Scuola, ‘Education at a Glance 19’: “Investire per rilanciare”. Il vero tratto di discontinuità che si richiede a questo nuovo esecutivo, sta proprio nella necessità di tornare ad investire per rilanciare l’istruzione nel nostro Paese.
La scuola non è un settore strategico per la politica. O meglio, concedendo il beneficio del dubbio al neonato esecutivo, fino ad ora è stato così. Questa dolorosa verità affiora chiaramente dall’ultimo rapporto OCSE Education at a Glance 2019, che sottolinea un indietreggiamento dell’Italia in termini di risorse stanziate per scuola e università. Negli ultimi 20 anni il nostro paese è andato sempre più indietro, mostrando di non voler veramente porre rimedio alla situazione e non individuando strategie per arginare questa tendenza al sotto finanziamento che oscura e impedisce ogni tipo di visione.
Retribuzioni al minimo
E con la questione stipendiale, si arriva alla nota dolente che accomuna tutti gli insegnanti della scuola pubblica.

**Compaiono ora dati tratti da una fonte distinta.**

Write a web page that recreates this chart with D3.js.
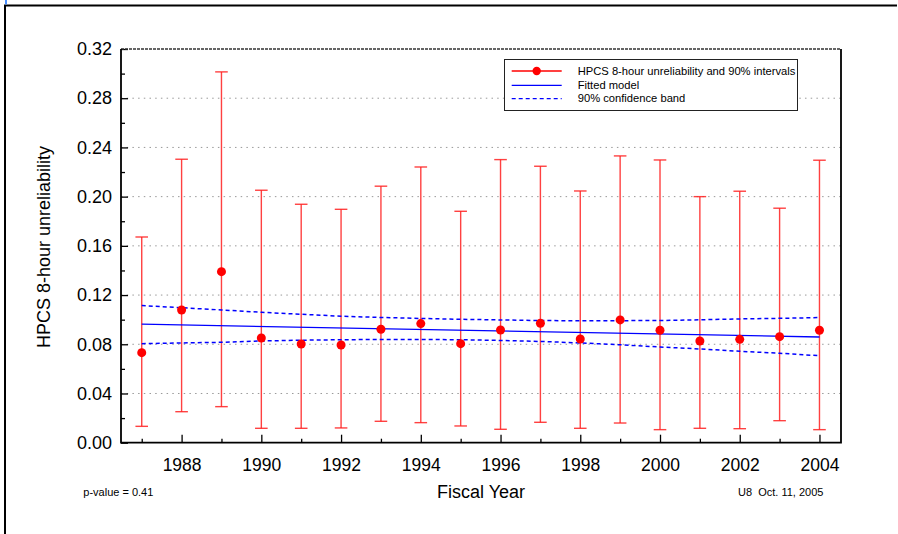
<!DOCTYPE html>
<html>
<head>
<meta charset="utf-8">
<script src="https://cdn.jsdelivr.net/npm/d3@7"></script>
<style>
  body { margin: 0; background: #fff; }
  svg { display: block; font-family: "Liberation Sans", Arial, sans-serif; }
</style>
</head>
<body>
<svg id="chart" width="898" height="534"></svg>
<script>
// values
var years = [1987, 1988, 1989, 1990, 1991, 1992, 1993, 1994, 1995,
             1996, 1997, 1998, 1999, 2000, 2001, 2002, 2003, 2004];
var estimates = [0.0732, 0.1079, 0.1390, 0.0851, 0.0802, 0.0794, 0.0922, 0.0968, 0.0805,
                 0.0916, 0.0971, 0.0843, 0.0998, 0.0914, 0.0827, 0.0840, 0.0862, 0.0914];
var upper90 = [0.1672, 0.2304, 0.3014, 0.2052, 0.1938, 0.1897, 0.2085, 0.2241, 0.1881,
               0.2301, 0.2247, 0.2046, 0.2331, 0.2298, 0.2000, 0.2044, 0.1906, 0.2296];
var lower90 = [0.0133, 0.0252, 0.0293, 0.0117, 0.0117, 0.0120, 0.0174, 0.0163, 0.0136,
               0.0109, 0.0166, 0.0117, 0.0160, 0.0106, 0.0117, 0.0114, 0.0179, 0.0106];
var fitYears = [1987, 2004];
var fitValues = [0.0963, 0.0859];
var bandUpper = [0.1115, 0.1097, 0.1079, 0.1060, 0.1044, 0.1028, 0.1018, 0.1010, 0.1003,
                 0.0998, 0.0993, 0.0991, 0.0992, 0.0993, 0.0999, 0.1006, 0.1011, 0.1017];
var bandLower = [0.0805, 0.0811, 0.0816, 0.0827, 0.0833, 0.0837, 0.0839, 0.0839, 0.0837,
                 0.0831, 0.0823, 0.0811, 0.0796, 0.0778, 0.0762, 0.0743, 0.0727, 0.0707];
var yTicks = [0, 0.04, 0.08, 0.12, 0.16, 0.20, 0.24, 0.28, 0.32];
var yMinor = [0.02, 0.06, 0.10, 0.14, 0.18, 0.22, 0.26, 0.30];
var xLabelled = [1988, 1990, 1992, 1994, 1996, 1998, 2000, 2002, 2004];
var legendLabels = ["HPCS 8-hour unreliability and 90% intervals", "Fitted model", "90% confidence band"];

var svg = d3.select("#chart");

var plotLeft = 121, plotRight = 841, plotTop = 49, plotBottom = 442.7;

var x = d3.scaleLinear().domain([1986.48, 2004.54]).range([plotLeft, plotRight]);
var y = d3.scaleLinear().domain([0, 0.32]).range([plotBottom, plotTop]);

// outer frame
svg.append("path")
    .attr("d", "M5,534V5.5H897")
    .attr("fill", "none")
    .attr("stroke", "#000")
    .attr("stroke-width", 2);
svg.append("line")
    .attr("x1", 6).attr("x2", 6).attr("y1", 0).attr("y2", 4.5)
    .attr("stroke", "#4a90ff").attr("stroke-width", 2);

// grid
svg.append("g")
  .selectAll("line")
    .data(yTicks.slice(1, -1))
  .enter().append("line")
    .attr("x1", plotLeft).attr("x2", plotRight)
    .attr("y1", function(d) { return y(d); })
    .attr("y2", function(d) { return y(d); })
    .attr("stroke", "#999")
    .attr("stroke-width", 1)
    .attr("stroke-dasharray", "1.5,4.2");

// axes
var yAxis = svg.append("g")
    .attr("transform", "translate(" + plotLeft + ",0)")
    .call(d3.axisLeft(y).tickValues(yTicks).tickSize(-7).tickPadding(9)
      .tickFormat(d3.format(".2f")));
yAxis.select(".domain").remove();
yAxis.selectAll("text").style("font-size", "18px").attr("fill", "#000");
yAxis.selectAll("line").attr("stroke-width", 1.3);

var yAxisMinor = svg.append("g")
    .attr("transform", "translate(" + plotLeft + ",0)")
    .call(d3.axisLeft(y).tickValues(yMinor).tickSize(-4).tickFormat(""));
yAxisMinor.select(".domain").remove();
yAxisMinor.selectAll("line").attr("stroke-width", 1.3);

var xAxis = svg.append("g")
    .attr("transform", "translate(0," + plotBottom + ")")
    .call(d3.axisBottom(x).tickValues(xLabelled).tickSize(-8).tickPadding(15.6)
      .tickFormat(d3.format("d")));
xAxis.select(".domain").remove();
xAxis.selectAll("text").style("font-size", "17.5px").attr("fill", "#000");
xAxis.selectAll("line").attr("stroke-width", 1.3);

var xAxisMinor = svg.append("g")
    .attr("transform", "translate(0," + plotBottom + ")")
    .call(d3.axisBottom(x).tickValues(years.filter(function(d) { return d % 2; }))
      .tickSize(-4).tickFormat(""));
xAxisMinor.select(".domain").remove();
xAxisMinor.selectAll("line").attr("stroke-width", 1.3);

// plot border
svg.append("line")
    .attr("x1", plotLeft).attr("x2", plotRight).attr("y1", plotTop).attr("y2", plotTop)
    .attr("stroke", "#333").attr("stroke-width", 1.3).attr("stroke-dasharray", "3,1");
svg.append("path")
    .attr("d", "M" + plotLeft + "," + plotTop + "V" + plotBottom + "H" + plotRight + "V" + plotTop)
    .attr("fill", "none")
    .attr("stroke", "#000")
    .attr("stroke-width", 1.8);

// error bars
var bars = svg.append("g")
  .selectAll("g")
    .data(years)
  .enter().append("g")
    .attr("stroke", "#ff2020")
    .attr("stroke-width", 1.4)
    .attr("stroke-opacity", 0.85);

bars.append("line")
    .attr("x1", function(d) { return x(d); })
    .attr("x2", function(d) { return x(d); })
    .attr("y1", function(d, i) { return y(upper90[i]); })
    .attr("y2", function(d, i) { return y(lower90[i]); });
bars.append("line")
    .attr("x1", function(d) { return x(d) - 6.3; })
    .attr("x2", function(d) { return x(d) + 6.3; })
    .attr("y1", function(d, i) { return y(upper90[i]); })
    .attr("y2", function(d, i) { return y(upper90[i]); });
bars.append("line")
    .attr("x1", function(d) { return x(d) - 6.3; })
    .attr("x2", function(d) { return x(d) + 6.3; })
    .attr("y1", function(d, i) { return y(lower90[i]); })
    .attr("y2", function(d, i) { return y(lower90[i]); });

// fitted model and band
svg.append("path")
    .datum(fitYears)
    .attr("fill", "none")
    .attr("stroke", "#0000ff")
    .attr("stroke-width", 1.3)
    .attr("d", d3.line()
      .x(function(d) { return x(d); })
      .y(function(d, i) { return y(fitValues[i]); }));

[bandUpper, bandLower].forEach(function(band) {
  svg.append("path")
      .datum(years)
      .attr("fill", "none")
      .attr("stroke", "#0000ff")
      .attr("stroke-width", 1.5)
      .attr("stroke-dasharray", "4,3")
      .attr("d", d3.line()
        .x(function(d) { return x(d); })
        .y(function(d, i) { return y(band[i]); }));
});

// points
svg.append("g")
  .selectAll("circle")
    .data(years)
  .enter().append("circle")
    .attr("cx", function(d) { return x(d); })
    .attr("cy", function(d, i) { return y(estimates[i]); })
    .attr("r", 4.5)
    .attr("fill", "#ff0000");

// legend
var legend = svg.append("g");
legend.append("rect")
    .attr("x", 504.5).attr("y", 59.5)
    .attr("width", 293).attr("height", 51)
    .attr("fill", "#fff")
    .attr("stroke", "#222")
    .attr("stroke-width", 1);

var rowY = [71, 85.3, 98.7];
var item = legend.selectAll(".item")
    .data(legendLabels)
  .enter().append("g")
    .attr("class", "item")
    .attr("transform", function(d, i) { return "translate(0," + rowY[i] + ")"; });

item.append("line")
    .attr("x1", 511.7).attr("x2", 561.7)
    .attr("stroke", function(d, i) { return i == 0 ? "#ff0000" : "#0000ff"; })
    .attr("stroke-width", 1.3)
    .attr("stroke-dasharray", function(d, i) { return i == 2 ? "4,3" : null; });
item.filter(function(d, i) { return i == 0; })
  .append("circle")
    .attr("cx", 536.7).attr("r", 4.2).attr("fill", "#ff0000");
item.append("text")
    .attr("x", 577.7)
    .attr("y", 3.5)
    .style("font-size", "11.2px")
    .text(function(d) { return d; });

// titles and notes
svg.append("text")
    .attr("x", 481).attr("y", 498)
    .attr("text-anchor", "middle")
    .style("font-size", "18px")
    .text("Fiscal Year");
svg.append("text")
    .attr("transform", "translate(44,247)rotate(-90)")
    .attr("text-anchor", "middle")
    .attr("dy", "0.35em")
    .style("font-size", "18px")
    .text("HPCS 8-hour unreliability");
svg.append("text")
    .attr("x", 83.3).attr("y", 495.5)
    .style("font-size", "11px")
    .text("p-value = 0.41");
svg.append("text")
    .attr("x", 738).attr("y", 495.5)
    .style("font-size", "11px")
    .style("white-space", "pre")
    .text("U8  Oct. 11, 2005");
</script>
</body>
</html>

L’Italia, proprio in riferimento alla retribuzione dei suoi educatori, resta fanalino di coda in Europa, anche allargando l’indagine alla globalità del personale scolastico. La professione docente vive un momento di scarsa considerazione e di scarsissima attrattività tra i giovani studenti. Questa è l’eredità più pesante di cui si fa carico il nuovo esecutivo, chiamato a riconsegnare dignità e rispetto ai docenti, magari partendo proprio dallo stipendio, da troppi anni fermo al palo.
Tagli all’istruzione
La fetta di prodotto interno lordo che il nostro paese investe nella scuola è calata rapidamente, dal 2010 ad oggi, fino a raggiungere i 15 punti percentuali. Attualmente parliamo del il 3,6% di investimento annuo, contro una media europea del 5%, conseguenza dei tagli all’istruzione apportati dai governi precedenti. La politica si è preoccupata esclusivamente di contenere la spesa per l’istruzione. Un errore strategico che si è rivelato fatale per le drammatiche conseguenze che ha arrecato ai docenti e alle famiglie degli studenti.
I correttivi
C’è necessità di un risolutivo cambio di marcia che scongiuri il peggioramento ulteriore di una situazione già emergenziale. In questo senso c’è bisogno anche di un cambiamento culturale, che parta dalla politica e che si inserisca in una nuova visione di investimento, che non consideri le risorse per l’istruzione come una mera spesa improduttiva. È questo il primo importante passaggio da compiere, riprendendo in mano le leve fiscali che regolano la spesa pubblica. È scientificamente dimostrato che aumentare la spesa per investimenti produca consistenti aumenti di ricchezza, che a loro volta genereranno ulteriori risorse da impiegare per aumentare gli stipendi, formare i docenti e ridurre il precariato. È un circolo vizioso anche questo, dove il Ministero dell’Economia e Finanze deve intervenire, per metterlo in moto, con priorità assoluta rispetto a tutti gli altri settori economici.